While Gainsights clients may relish having all this data at their fingertips, not all are able to make effective use of it without direction from the company. This is where newly appointed VP Customer Solutions Denise Stokowski comes in. Stankowski and her roughly ten person (and growing) team are in place to deliver advice around effectively implementing and leveraging Gainsight technology.
“We’re starting to build up quite a bit of expertise in certain categories,” Mehta says, adding that his company has found particular success in the health IT, marketing, and human resources software verticals. Stankowski’s job will be to distill the best practices from these existing customers and help the entire Gainsight ecosystem operate more effective.
“A big part of what Siebel did well was to educate the world that it needed salesforce automation” Agarwal says. “Gainsight will have to take a similar market leadership and educational role. The market is shifting and companies are starting to realize that they need to think about and put energy into their installed base”
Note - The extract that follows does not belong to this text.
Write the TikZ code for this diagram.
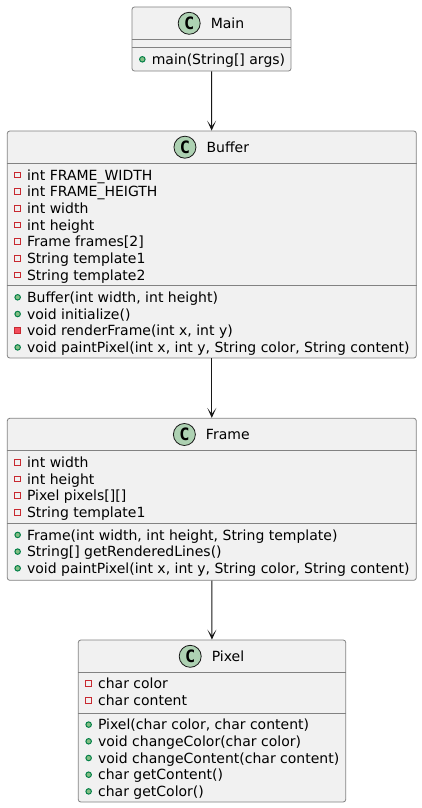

Gainsight has 55 employees today, including approximately 30 engineers. Mehta expects its engineering team alone to surpass 100 within the next 12 months. The company will also need to grow substantially in both sales and customer success if it’s to keep up with the current market demand.
The CEO and his team are in the early innings of what is sure to be a highly competitive contest. While there may be no notable challengers to its market leadership today, the opportunity is far too large for this to remain the case for long. Mehta’s is the quick to acknowledge that biggest challenge at this stage is the unknown, saying “You have to think through the chess game that is scaling personnel and financing in concert with customer growth.”
There will almost surely be a billion dollar-plus company built in the customer success management vertical, as there are very few companies that wouldn’t benefit from reducing customer churn, and increasing upsell and cross-sell efficacy. With impressive early momentum, and now the resources and leadership to capitalize on the opportunity at hand, Gainsight looks to be well on its way to installing itself as the dominant force in this category.